__Requirement__:
Give only the number of lines that include the string "this".

__Data shown__:

----------------

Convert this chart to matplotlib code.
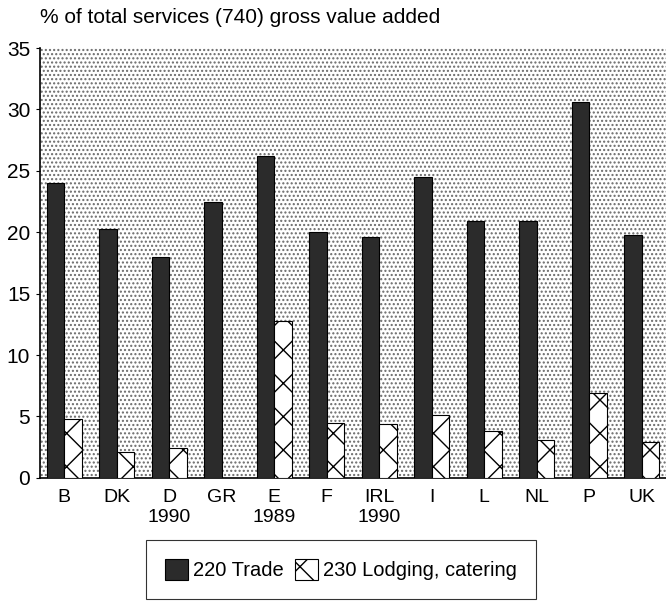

----------------

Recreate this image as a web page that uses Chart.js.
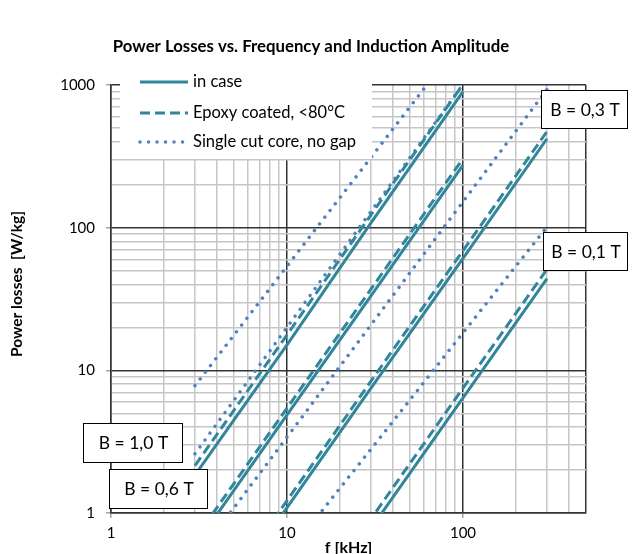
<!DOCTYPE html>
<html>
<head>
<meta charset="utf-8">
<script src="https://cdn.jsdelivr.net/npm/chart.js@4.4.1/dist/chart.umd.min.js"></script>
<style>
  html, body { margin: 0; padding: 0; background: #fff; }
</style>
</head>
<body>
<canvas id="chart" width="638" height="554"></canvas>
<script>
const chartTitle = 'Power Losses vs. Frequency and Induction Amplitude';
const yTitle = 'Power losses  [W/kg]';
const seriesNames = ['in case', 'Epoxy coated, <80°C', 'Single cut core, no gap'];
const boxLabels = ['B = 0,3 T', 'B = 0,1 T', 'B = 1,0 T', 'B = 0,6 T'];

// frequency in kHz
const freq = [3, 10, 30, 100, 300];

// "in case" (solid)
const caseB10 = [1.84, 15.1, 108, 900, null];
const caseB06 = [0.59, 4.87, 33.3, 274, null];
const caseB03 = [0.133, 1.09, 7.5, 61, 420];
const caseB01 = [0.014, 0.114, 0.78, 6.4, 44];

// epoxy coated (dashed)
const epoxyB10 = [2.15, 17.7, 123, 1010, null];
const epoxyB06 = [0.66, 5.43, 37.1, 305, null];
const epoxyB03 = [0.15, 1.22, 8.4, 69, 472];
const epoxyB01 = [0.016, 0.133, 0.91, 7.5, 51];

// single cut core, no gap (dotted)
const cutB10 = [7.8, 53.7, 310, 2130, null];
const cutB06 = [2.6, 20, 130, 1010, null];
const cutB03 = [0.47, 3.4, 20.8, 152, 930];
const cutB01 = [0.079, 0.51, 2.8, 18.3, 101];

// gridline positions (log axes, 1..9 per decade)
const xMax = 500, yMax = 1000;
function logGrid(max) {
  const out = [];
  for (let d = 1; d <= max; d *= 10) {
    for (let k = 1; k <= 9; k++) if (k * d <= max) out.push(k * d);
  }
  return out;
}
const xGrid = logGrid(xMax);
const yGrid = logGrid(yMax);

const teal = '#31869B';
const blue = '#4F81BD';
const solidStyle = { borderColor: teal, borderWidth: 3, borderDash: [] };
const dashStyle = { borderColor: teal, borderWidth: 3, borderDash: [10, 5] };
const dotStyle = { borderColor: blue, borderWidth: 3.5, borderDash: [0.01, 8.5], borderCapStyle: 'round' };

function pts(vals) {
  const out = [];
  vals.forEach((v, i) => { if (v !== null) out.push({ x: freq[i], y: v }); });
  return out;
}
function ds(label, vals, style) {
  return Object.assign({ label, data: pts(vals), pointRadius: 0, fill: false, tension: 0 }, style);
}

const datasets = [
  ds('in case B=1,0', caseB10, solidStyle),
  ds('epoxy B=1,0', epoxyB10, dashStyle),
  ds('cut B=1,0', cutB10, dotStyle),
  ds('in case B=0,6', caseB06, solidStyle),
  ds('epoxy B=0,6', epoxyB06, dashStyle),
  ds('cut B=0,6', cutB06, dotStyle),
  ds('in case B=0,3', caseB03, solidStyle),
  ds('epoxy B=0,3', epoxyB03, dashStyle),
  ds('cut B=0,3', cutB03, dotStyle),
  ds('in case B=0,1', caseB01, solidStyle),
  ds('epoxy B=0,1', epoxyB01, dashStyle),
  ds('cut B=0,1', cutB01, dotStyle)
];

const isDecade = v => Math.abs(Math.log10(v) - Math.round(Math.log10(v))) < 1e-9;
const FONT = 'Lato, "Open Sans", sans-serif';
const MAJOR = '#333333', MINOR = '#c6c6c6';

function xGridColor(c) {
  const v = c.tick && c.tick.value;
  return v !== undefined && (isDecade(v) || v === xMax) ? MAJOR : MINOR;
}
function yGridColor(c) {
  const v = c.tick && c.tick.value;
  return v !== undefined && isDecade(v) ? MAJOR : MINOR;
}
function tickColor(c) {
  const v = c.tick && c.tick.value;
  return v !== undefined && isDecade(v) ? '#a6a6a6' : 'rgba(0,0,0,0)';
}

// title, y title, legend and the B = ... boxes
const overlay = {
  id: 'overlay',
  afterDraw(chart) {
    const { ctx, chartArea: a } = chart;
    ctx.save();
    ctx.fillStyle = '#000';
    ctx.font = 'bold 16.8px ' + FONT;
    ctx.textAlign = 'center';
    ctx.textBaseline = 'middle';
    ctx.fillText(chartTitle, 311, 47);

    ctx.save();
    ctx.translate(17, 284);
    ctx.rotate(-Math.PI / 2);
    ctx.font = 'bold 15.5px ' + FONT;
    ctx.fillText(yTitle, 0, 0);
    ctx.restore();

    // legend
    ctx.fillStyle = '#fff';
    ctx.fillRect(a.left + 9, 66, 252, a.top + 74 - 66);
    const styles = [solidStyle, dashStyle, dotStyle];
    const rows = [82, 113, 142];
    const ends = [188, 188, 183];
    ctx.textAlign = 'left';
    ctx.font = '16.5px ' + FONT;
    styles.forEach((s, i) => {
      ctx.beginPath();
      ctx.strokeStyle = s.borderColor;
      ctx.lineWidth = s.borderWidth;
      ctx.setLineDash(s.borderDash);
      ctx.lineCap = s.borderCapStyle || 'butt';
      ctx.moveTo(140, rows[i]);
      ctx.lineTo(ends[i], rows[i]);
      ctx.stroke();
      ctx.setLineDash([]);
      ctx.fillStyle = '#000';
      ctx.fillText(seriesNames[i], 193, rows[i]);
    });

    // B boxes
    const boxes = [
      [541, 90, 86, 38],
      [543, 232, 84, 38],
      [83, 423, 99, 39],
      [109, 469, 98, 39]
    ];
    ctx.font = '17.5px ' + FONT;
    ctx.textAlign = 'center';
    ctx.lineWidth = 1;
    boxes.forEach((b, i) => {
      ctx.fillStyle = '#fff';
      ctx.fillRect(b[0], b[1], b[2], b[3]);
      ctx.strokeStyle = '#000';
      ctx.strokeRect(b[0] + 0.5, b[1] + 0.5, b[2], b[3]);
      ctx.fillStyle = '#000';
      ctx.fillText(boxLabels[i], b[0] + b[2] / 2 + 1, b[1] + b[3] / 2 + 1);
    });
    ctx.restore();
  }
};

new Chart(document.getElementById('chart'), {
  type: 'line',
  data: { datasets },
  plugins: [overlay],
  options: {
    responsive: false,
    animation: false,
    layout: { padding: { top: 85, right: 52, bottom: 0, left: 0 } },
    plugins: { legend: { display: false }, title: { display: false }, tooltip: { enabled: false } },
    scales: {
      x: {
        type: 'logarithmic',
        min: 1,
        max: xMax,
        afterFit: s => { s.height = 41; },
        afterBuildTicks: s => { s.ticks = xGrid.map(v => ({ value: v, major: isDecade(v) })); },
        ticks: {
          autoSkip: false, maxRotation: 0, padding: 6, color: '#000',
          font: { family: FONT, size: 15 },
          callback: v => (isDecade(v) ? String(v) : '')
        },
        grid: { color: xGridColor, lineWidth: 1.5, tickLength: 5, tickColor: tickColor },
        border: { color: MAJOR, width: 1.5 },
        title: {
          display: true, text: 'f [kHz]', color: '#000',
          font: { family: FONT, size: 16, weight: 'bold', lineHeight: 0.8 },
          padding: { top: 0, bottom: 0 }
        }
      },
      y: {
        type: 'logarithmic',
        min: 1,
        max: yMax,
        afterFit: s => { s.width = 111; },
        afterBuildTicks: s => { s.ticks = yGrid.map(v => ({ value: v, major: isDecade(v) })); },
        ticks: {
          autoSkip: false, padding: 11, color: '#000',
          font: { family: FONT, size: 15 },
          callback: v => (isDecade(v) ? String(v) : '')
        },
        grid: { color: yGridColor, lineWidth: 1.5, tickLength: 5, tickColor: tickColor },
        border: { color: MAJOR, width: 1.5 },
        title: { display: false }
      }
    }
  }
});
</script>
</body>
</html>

----------------

__Result__:
2